Layer norm computes the mean and variance independently for each "example" (or token in the transformer setting) across the feature dimension. The result has zero mean and unit variance per token, which lets the model learn at much higher effective learning rates and removes the dependence on batch composition.

Forward

import numpy as np

class LayerNorm:
    """Layer normalization over the last axis (the feature axis)."""
    def __init__(self, d: int, eps: float = 1e-5):
        self.gamma = np.ones(d)
        self.beta  = np.zeros(d)
        self.eps   = eps
        self.cache = None

    def forward(self, x: np.ndarray) -> np.ndarray:
        # x has shape (..., d). Normalize across the last axis.
        mu  = x.mean(axis=-1, keepdims=True)
        var = x.var(axis=-1, keepdims=True)
        std = np.sqrt(var + self.eps)
        x_hat = (x - mu) / std
        out = self.gamma * x_hat + self.beta
        self.cache = (x_hat, std)
        return out

Backward

The chain rule through layer norm has three terms because the mean and variance both depend on every input feature. The clean closed form is:

dx = (1 / (D · σ)) · [D · dx̂ − Σ dx̂ − x̂ · Σ (dx̂ · x̂)]

Derivation: write x̂ = (x − μ)/σ, then use dx̂/dx = 1/σ · (I − 1/D · 11ᵀ − x̂ · x̂ᵀ / D). Multiplying by the upstream gradient gives the three-term form above. The two Σs are over the feature axis.

    def backward(self, dout: np.ndarray) -> tuple[np.ndarray, np.ndarray, np.ndarray]:
        """Return grads w.r.t. x, gamma, beta."""
        x_hat, std = self.cache
        d = x_hat.shape[-1]

        # Param grads (sum over all axes except the feature axis)
        sum_axes = tuple(range(dout.ndim - 1))
        dgamma = (dout * x_hat).sum(axis=sum_axes)
        dbeta  = dout.sum(axis=sum_axes)

        # Backprop through normalization
        dxhat = dout * self.gamma
        # dx = (1 / (d * std)) * (d * dxhat - sum(dxhat) - x_hat * sum(dxhat * x_hat))
        s1 = dxhat.sum(axis=-1, keepdims=True)
        s2 = (dxhat * x_hat).sum(axis=-1, keepdims=True)
        dx = (1.0 / (d * std)) * (d * dxhat - s1 - x_hat * s2)
        return dx, dgamma, dbeta

Trace (forward only)

x   = [2.0, 4.0, 6.0, 8.0]   (single feature vector, d=4)
mu  = 5.0
var = 5.0
std = sqrt(5 + 1e-5) ≈ 2.236
x_hat = [(2-5)/2.236, (4-5)/2.236, (6-5)/2.236, (8-5)/2.236]
      ≈ [-1.342, -0.447, 0.447, 1.342]

With gamma=[1,1,1,1], beta=[0,0,0,0]:
out ≈ x_hat ≈ [-1.342, -0.447, 0.447, 1.342]
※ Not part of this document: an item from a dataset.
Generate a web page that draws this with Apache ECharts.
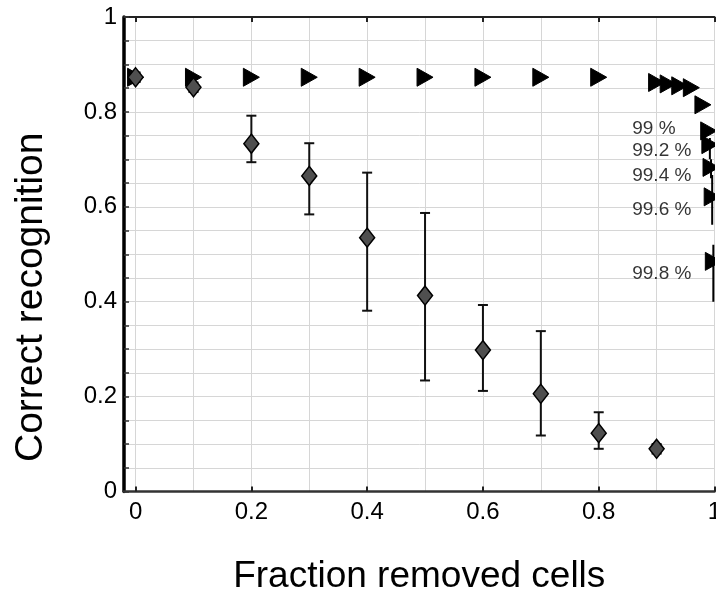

mean(out) ≈ 0,  var(out) ≈ 1   ✓

Layer norm vs batch norm

# Suppose x has shape (B, S, D) — batch, sequence, features.

# Batch norm normalizes across the BATCH axis (and seq) per feature:
#   mu, var have shape (1, 1, D); statistics shared across all examples.
#   - Couples examples together.  Different at train vs eval (running stats).
#   - Breaks for batch=1 and for variable-length seqs.
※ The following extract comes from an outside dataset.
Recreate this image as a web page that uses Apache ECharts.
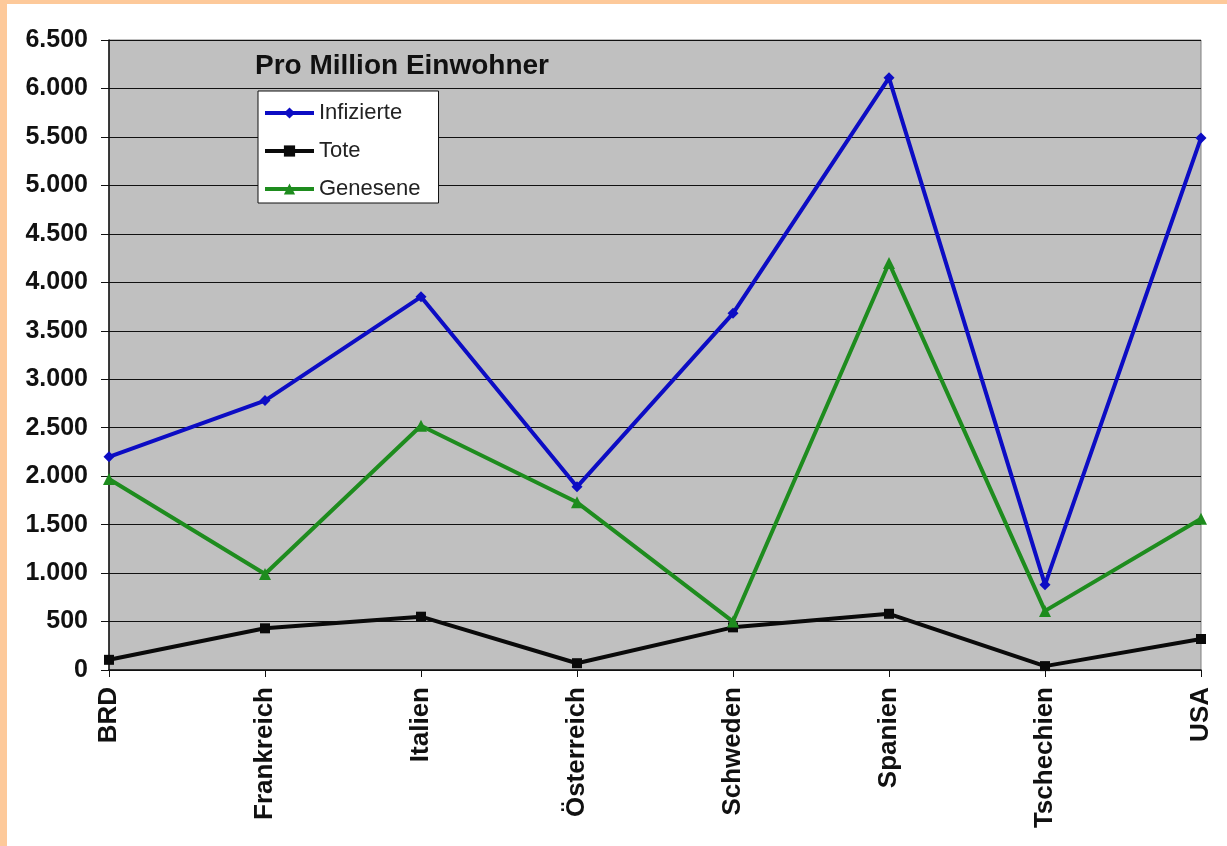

# Layer norm normalizes across the FEATURE axis per (example, position):
#   mu, var have shape (B, S, 1); independent per token.
#   - No coupling.  Same behavior at train and eval.
#   - Trivially works for any batch size; standard in transformers.

The reason every transformer uses layer norm rather than batch norm is here in a nutshell: independence across examples, no train/eval skew, no batch-size sensitivity. Batch norm is still the default for CNNs on images, where batch-statistics regularization is part of the appeal.

Complexity

Time: O(N · D) for both forward and backward (N = elements outside the feature axis).
Space: O(N · D) for caching x̂ and σ.

Variations worth knowing

RMSNorm: drop the mean subtraction, divide only by the root-mean-square of x. Slightly cheaper and empirically just as good in modern LLMs (used in LLaMA, T5).
Group norm: a middle ground between layer and batch norm — partition channels into groups and normalize within each. Strong for small batches in vision.
Pre-norm vs post-norm in transformers: apply LN before each sublayer (and after the final block) gives much more stable training than applying it after the residual add, which is why all modern decoders are pre-norm.
Weight standardization: the dual idea — normalize weights instead of activations. Pairs well with group norm for very-large-model training.